Venezuela’s Unripe Presidential Pickings
Venezuelan stocks and bonds shuddered on the challenged squeaker presidential election win of Chavez ally Maduro, whose 1 percent margin belied double-digit opinion survey advantages over opposition candidate Capriles. He took the oath as chief executive but agreed to a recount of disputed ballots which generate a paper trail after automated entry. S&P lowered the sovereign outlook to negative on political risk which could aggravate a long list of economic difficulties including 30 percent inflation, a 10 percent of GDP fiscal deficit and anemic growth lagging neighbors. The successor team has yet to show its hand on currency policy as it experimented with a new auction platform just before the poll but did not reveal the results or future approach, although the rate accepted was widely acknowledged as far below the official 6.3 to the dollar. Cabinet seats were rearranged as the central bank head viewed as not as ideological was appointed Finance Minister replacing staunch socialist Giordano who will remain a top planner.
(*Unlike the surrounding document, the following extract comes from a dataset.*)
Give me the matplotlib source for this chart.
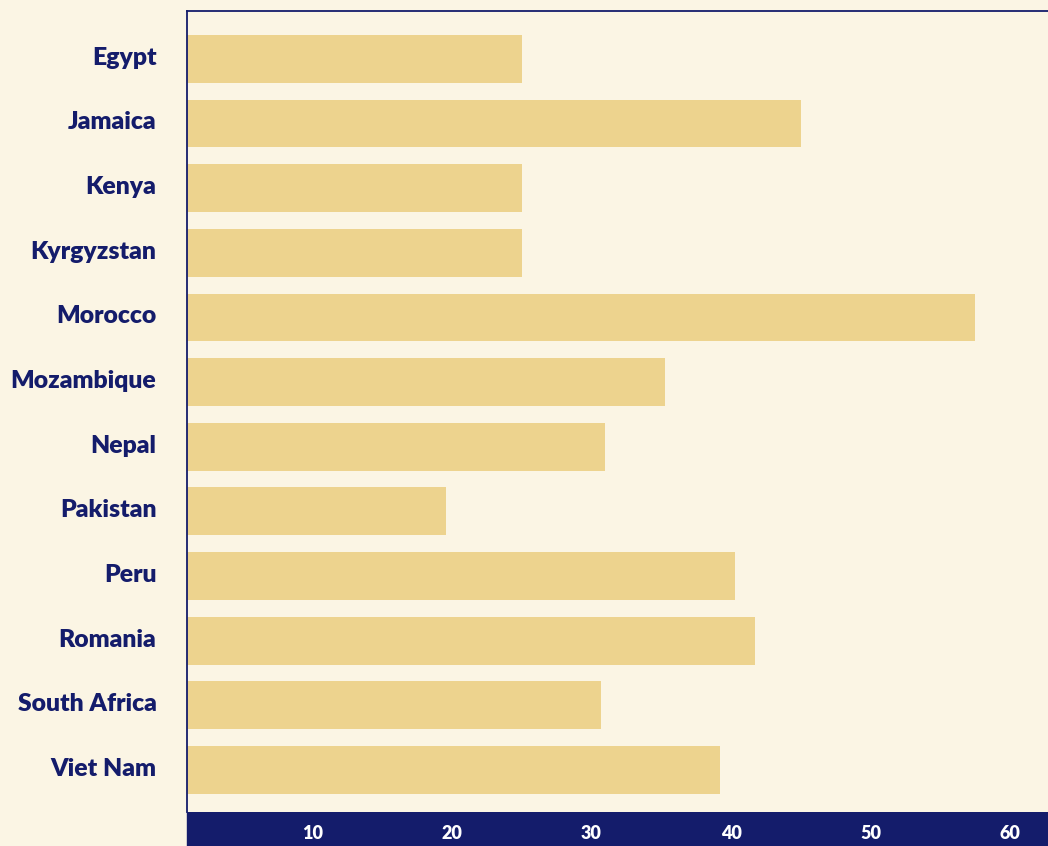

The shift may usher in a return to dollar bond issuance as a bolivar release valve as championed by governor Merentes in his former post. As interim administration head before Chavez’s death Maduro had suspended a windfall oil tax to encourage joint venture partners as state company PDVSA production continues to slump. Multinationals have been reticent with constant royalty changes and with world petroleum prices and US import demand falling, the Orinoco resource belt attraction has atrophied. The longstanding concessional oil “Petrocaribe” program which gave Cuba alone $4 billion annually may be in jeopardy, as the continent reconsiders diplomatic relationships based on 15 years of bilateral doctrine compatibility and largesse. Cuban president Castro has reacted to the ebbing era by selecting a younger deputy and repeating a reform pledge of small business and tourism opening to double the current 2 percent growth rate, even as offshore oil potential has not translated into finds.
Cross-border trade with Colombia should stay strong notwithstanding the outcome of peace negotiations with the rebel FARC up against a November deadline before the start of the next presidential election cycle. Talks failed twice before particularly over the questions of land redistribution and disarmament. The stock market roused slightly with a round of central bank rate cuts but has been a universe laggard on negative manufacturing results. The sovereign was upgraded to BBB on solid growth, inflation and fiscal performance but returning migrants from Spain could pare unemployment progress and oil and mining FDI may not cover as easily the current account gap this year. In the Andes Peru is still the fastest-expanding economy at 5 percent but the exchange there too is stymied by consumer credit and commodity export worries. Dollar reserve requirements were again hiked to fight sol appreciation, and President Humala’s public approval number hovers at 50 percent on maturing local community- resource extraction firm confrontations.